A Karantina, l’un des quartiers les plus défavorisés de Beyrouth, une trentaine d’ouvriers s’affairent dans un abattoir désaffecté. Certains s’empressent d’installer des panneaux isolants en guise de murs, d’autres peignent la toiture métallique en blanc éclatant. Leur mission : transformer ses quatre hangars en centre d’hébergement pouvant accueillir plus de 1 000 déplacés de guerre.
Dans la grande cour qui servait autrefois de parking, une vingtaine d’enfants jouent au ballon pour oublier les bombes. Leurs parents les regardent, l’air sérieux et inquiets. Assis sur des chaises en plastique, certains fument la chicha pour se distraire, d’autres commentent les dernières nouvelles qu’ils voient défiler sur l’écran de leur téléphone.
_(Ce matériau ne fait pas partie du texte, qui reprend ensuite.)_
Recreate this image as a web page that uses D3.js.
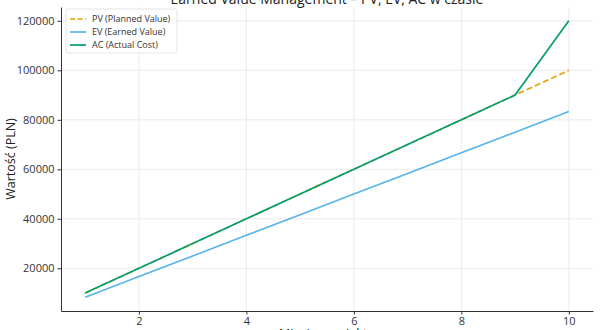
<!DOCTYPE html>
<html>
<head>
<meta charset="utf-8">
<script src="https://cdn.jsdelivr.net/npm/d3@7"></script>
<style>
  body { margin: 0; background: #fff; }
  svg { display: block; font-family: "Open Sans", sans-serif; }
  .tick text { fill: #333; font-size: 11px; font-family: "Open Sans", sans-serif; }
  .tick line { stroke: #333; }
  .domain { stroke: #333; }
</style>
</head>
<body>
<svg id="chart" width="600" height="330"></svg>
<script>
// months and series values (PLN)
var months = [1, 2, 3, 4, 5, 6, 7, 8, 9, 10];
var pv = [10000, 20000, 30000, 40000, 50000, 60000, 70000, 80000, 90000, 100000];
var ev = [8333, 16667, 25000, 33333, 41667, 50000, 58333, 66667, 75000, 83333];
var ac = [10000, 20000, 30000, 40000, 50000, 60000, 70000, 80000, 90000, 120000];
var xTicks = [2, 4, 6, 8, 10];
var yTicks = [20000, 40000, 60000, 80000, 100000, 120000];

var series = [
  {name: "PV (Planned Value)", values: pv, color: "#E69F00", dash: "6,3"},
  {name: "EV (Earned Value)", values: ev, color: "#56B4E9", dash: null},
  {name: "AC (Actual Cost)", values: ac, color: "#009E73", dash: null}
];

var svg = d3.select("#chart"),
    margin = {top: 7, right: 7, bottom: 19, left: 61},
    width = +svg.attr("width") - margin.left - margin.right,
    height = +svg.attr("height") - margin.top - margin.bottom,
    g = svg.append("g").attr("transform", "translate(" + margin.left + "," + margin.top + ")");

// matplotlib-like 5% padding
var xMin = d3.min(months), xMax = d3.max(months), xPad = (xMax - xMin) * 0.05;
var allY = pv.concat(ev, ac);
var yMin = d3.min(allY), yMax = d3.max(allY), yPad = (yMax - yMin) * 0.05;

var x = d3.scaleLinear().domain([xMin - xPad, xMax + xPad]).range([0, width]);
var y = d3.scaleLinear().domain([yMin - yPad, yMax + yPad]).range([height, 0]);

// grid
g.append("g").selectAll("line").data(xTicks).enter().append("line")
    .attr("x1", d => x(d)).attr("x2", d => x(d))
    .attr("y1", 0).attr("y2", height)
    .attr("stroke", "#e6e6e6").attr("stroke-width", 0.8);
g.append("g").selectAll("line").data(yTicks).enter().append("line")
    .attr("x1", 0).attr("x2", width)
    .attr("y1", d => y(d)).attr("y2", d => y(d))
    .attr("stroke", "#e6e6e6").attr("stroke-width", 0.8);

// axes
g.append("g")
    .attr("transform", "translate(0," + height + ")")
    .call(d3.axisBottom(x).tickValues(xTicks).tickSize(3.5).tickPadding(3).tickSizeOuter(0))
    .call(a => a.select(".domain").attr("stroke-width", 1));
g.append("g")
    .call(d3.axisLeft(y).tickValues(yTicks).tickFormat(d3.format("d")).tickSize(3.5).tickPadding(3).tickSizeOuter(0))
    .call(a => a.select(".domain").attr("stroke-width", 1));

var line = d3.line()
    .x((d, i) => x(months[i]))
    .y(d => y(d));

// draw PV first so AC covers it where they overlap
series.forEach(function(s) {
  g.append("path")
      .datum(s.values)
      .attr("fill", "none")
      .attr("stroke", s.color)
      .attr("stroke-width", 1.7)
      .attr("stroke-dasharray", s.dash)
      .attr("d", line);
});

// title and axis labels
svg.append("text")
    .attr("x", margin.left + width / 2).attr("y", 4)
    .attr("text-anchor", "middle")
    .attr("font-size", 14).attr("fill", "#222")
    .text("Earned Value Management – PV, EV, AC w czasie");
svg.append("text")
    .attr("x", margin.left + width / 2).attr("y", 337.5)
    .attr("text-anchor", "middle")
    .attr("font-size", 12.5).attr("fill", "#222")
    .text("Miesiąc projektu");
svg.append("text")
    .attr("transform", "translate(14.5," + (margin.top + height / 2) + ") rotate(-90)")
    .attr("text-anchor", "middle")
    .attr("font-size", 12.5).attr("fill", "#222")
    .text("Wartość (PLN)");

// legend
var leg = g.append("g").attr("transform", "translate(5,2)");
leg.append("rect")
    .attr("width", 111).attr("height", 44).attr("rx", 2)
    .attr("fill", "#fff").attr("fill-opacity", 0.8)
    .attr("stroke", "#ddd").attr("stroke-width", 0.8);
series.forEach(function(s, i) {
  var row = leg.append("g").attr("transform", "translate(4," + (10 + i * 13) + ")");
  row.append("line")
      .attr("x1", 0).attr("x2", 16)
      .attr("stroke", s.color).attr("stroke-width", 1.7)
      .attr("stroke-dasharray", s.dash ? "5,2.5" : null);
  row.append("text")
      .attr("x", 22).attr("dy", "0.35em")
      .attr("font-size", 9).attr("fill", "#333")
      .text(s.name);
});
</script>
</body>
</html>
Un ouvrier dans l’une des ailes encore en construction du nouveau centre d’hébergement.
Photo : Radio-Canada / Rania Massoud
Un premier hangar est aménagé en un éclair. À peine huit jours après le début des travaux, il abrite déjà près de 280 personnes, réparties en 50 logements de 12 mètres carrés chacun.
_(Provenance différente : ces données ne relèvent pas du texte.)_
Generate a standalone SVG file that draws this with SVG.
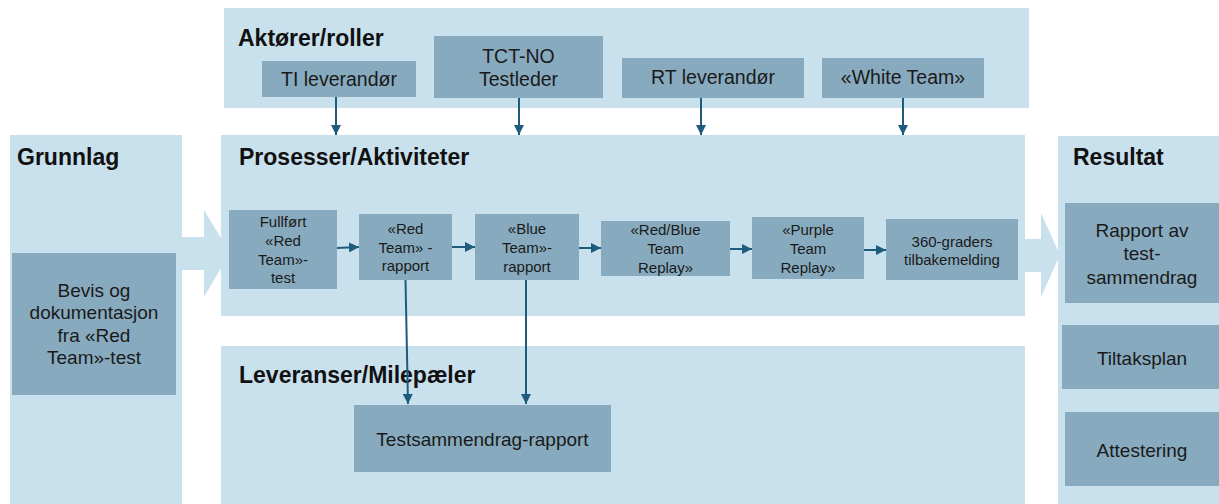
<svg xmlns="http://www.w3.org/2000/svg" width="1219" height="504" viewBox="0 0 1219 504">
<style>
.panel{fill:#c9e0ed}
.box{fill:#87aabe}
.h{font-family:"Liberation Sans",Arial,sans-serif;font-weight:bold;font-size:23px;fill:#111}
.t{font-family:"Liberation Sans",Arial,sans-serif;font-size:19.5px;fill:#1a1a1a;text-anchor:middle}
.s{font-family:"Liberation Sans",Arial,sans-serif;font-size:15px;fill:#1a1a1a;text-anchor:middle}
.c{stroke:#1f5b7c;stroke-width:2;fill:none;marker-end:url(#ah)}
</style>
<defs>
<marker id="ah" viewBox="0 0 10 10" refX="10" refY="5" markerWidth="5" markerHeight="5" orient="auto" markerUnits="strokeWidth">
<path d="M0,0 L10,5 L0,10 Z" fill="#1f5b7c"/>
</marker>
</defs>
<rect width="1219" height="504" fill="#ffffff"/>

<g id="flow-arrows">
<polygon class="panel" points="182,237 204,237 204,210 230,253 204,297 204,270 182,270"/>
<polygon class="panel" points="1025,239 1041,239 1041,213 1060,255 1041,297 1041,272 1025,272"/>
</g>

<g id="panel-aktorer">
<rect class="panel" x="224" y="8" width="805" height="100"/>
<text class="h" x="238" y="46">Aktører/roller</text>
</g>
<g id="panel-grunnlag">
<rect class="panel" x="10" y="135" width="172" height="369"/>
<text class="h" x="17" y="165">Grunnlag</text>
</g>
<g id="panel-prosesser">
<rect class="panel" x="221" y="135" width="804" height="181"/>
<text class="h" x="239" y="165">Prosesser/Aktiviteter</text>
</g>
<g id="panel-leveranser">
<rect class="panel" x="221" y="346" width="804" height="158"/>
<text class="h" x="239" y="383">Leveranser/Milepæler</text>
</g>
<g id="panel-resultat">
<rect class="panel" x="1058" y="136" width="161" height="368"/>
<text class="h" x="1073" y="165">Resultat</text>
</g>

<g id="node-ti">
<rect class="box" x="262" y="61" width="154" height="36"/>
<text class="t" x="339" y="85.5">TI leverandør</text>
</g>
<g id="node-tct">
<rect class="box" x="434" y="36" width="169" height="62"/>
<text class="t" x="518.5" y="63">TCT-NO</text>
<text class="t" x="518.5" y="86">Testleder</text>
</g>
<g id="node-rt">
<rect class="box" x="622" y="58" width="182" height="40"/>
<text class="t" x="713" y="83.5">RT leverandør</text>
</g>
<g id="node-white">
<rect class="box" x="822" y="58" width="162" height="40"/>
<text class="t" x="903" y="83.5">«White Team»</text>
</g>

<g id="node-bevis">
<rect class="box" x="12" y="253" width="164" height="142"/>
<text class="t" x="94" y="296.5" style="font-size:19px">Bevis og</text>
<text class="t" x="94" y="319" style="font-size:19px">dokumentasjon</text>
<text class="t" x="94" y="341.5" style="font-size:19px">fra «Red</text>
<text class="t" x="94" y="364" style="font-size:19px">Team»-test</text>
</g>

<g id="node-fullfort">
<rect class="box" x="229" y="210" width="108" height="79"/>
<text class="s" x="283" y="227">Fullført</text>
<text class="s" x="283" y="246">«Red</text>
<text class="s" x="283" y="265">Team»-</text>
<text class="s" x="283" y="283">test</text>
</g>
<g id="node-redrapport">
<rect class="box" x="359" y="214" width="93" height="66"/>
<text class="s" x="405.5" y="233.5">«Red</text>
<text class="s" x="405.5" y="252.5">Team»  -</text>
<text class="s" x="405.5" y="271">rapport</text>
</g>
<g id="node-bluerapport">
<rect class="box" x="475" y="214" width="104" height="66"/>
<text class="s" x="527" y="234">«Blue</text>
<text class="s" x="527" y="253">Team»-</text>
<text class="s" x="527" y="271.5">rapport</text>
</g>
<g id="node-redblue">
<rect class="box" x="601" y="221" width="129" height="55"/>
<text class="s" x="665.5" y="235">«Red/Blue</text>
<text class="s" x="665.5" y="254">Team</text>
<text class="s" x="665.5" y="273">Replay»</text>
</g>
<g id="node-purple">
<rect class="box" x="752" y="217" width="112" height="62"/>
<text class="s" x="808" y="235">«Purple</text>
<text class="s" x="808" y="254">Team</text>
<text class="s" x="808" y="273">Replay»</text>
</g>
<g id="node-360">
<rect class="box" x="886" y="219" width="132" height="61"/>
<text class="s" x="952" y="246.5">360-graders</text>
<text class="s" x="952" y="265">tilbakemelding</text>
</g>

<g id="node-testsammendrag">
<rect class="box" x="354" y="405" width="257" height="67"/>
<text class="t" x="482.5" y="446" style="font-size:19px">Testsammendrag-rapport</text>
</g>

<g id="node-rapport">
<rect class="box" x="1065" y="203" width="154" height="100"/>
<text class="t" x="1142" y="237" style="font-size:19px">Rapport av</text>
<text class="t" x="1142" y="260" style="font-size:19px">test-</text>
<text class="t" x="1142" y="283.5" style="font-size:19px">sammendrag</text>
</g>
<g id="node-tiltak">
<rect class="box" x="1062" y="325" width="157" height="64"/>
<text class="t" x="1142" y="365" style="font-size:19px">Tiltaksplan</text>
</g>
<g id="node-attest">
<rect class="box" x="1065" y="412" width="154" height="74"/>
<text class="t" x="1142" y="456.5" style="font-size:19px">Attestering</text>
</g>

<g id="connectors">
<line class="c" x1="336" y1="97" x2="336" y2="135"/>
<line class="c" x1="519" y1="98" x2="519" y2="135"/>
<line class="c" x1="701" y1="98" x2="701" y2="135"/>
<line class="c" x1="903" y1="98" x2="903" y2="135"/>
<line class="c" x1="337" y1="248" x2="359" y2="247"/>
<line class="c" x1="452" y1="247" x2="475" y2="247"/>
<line class="c" x1="579" y1="248" x2="601" y2="248"/>
<line class="c" x1="730" y1="249" x2="752" y2="249"/>
<line class="c" x1="864" y1="250" x2="886" y2="250"/>
<line class="c" x1="405.5" y1="280" x2="408" y2="404"/>
<line class="c" x1="526" y1="280" x2="526" y2="404"/>
</g>
</svg>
Depuis l’intensification de la guerre menée par Israël le 23 septembre, le Liban compte plus de 1,2 million de personnes déplacées sur une population de près de 5 millions d’habitants. La plupart ont trouvé refuge chez des proches ou ont loué des appartements dans des zones relativement sûres, mais plusieurs se sont retrouvés à la rue, faute de moyens.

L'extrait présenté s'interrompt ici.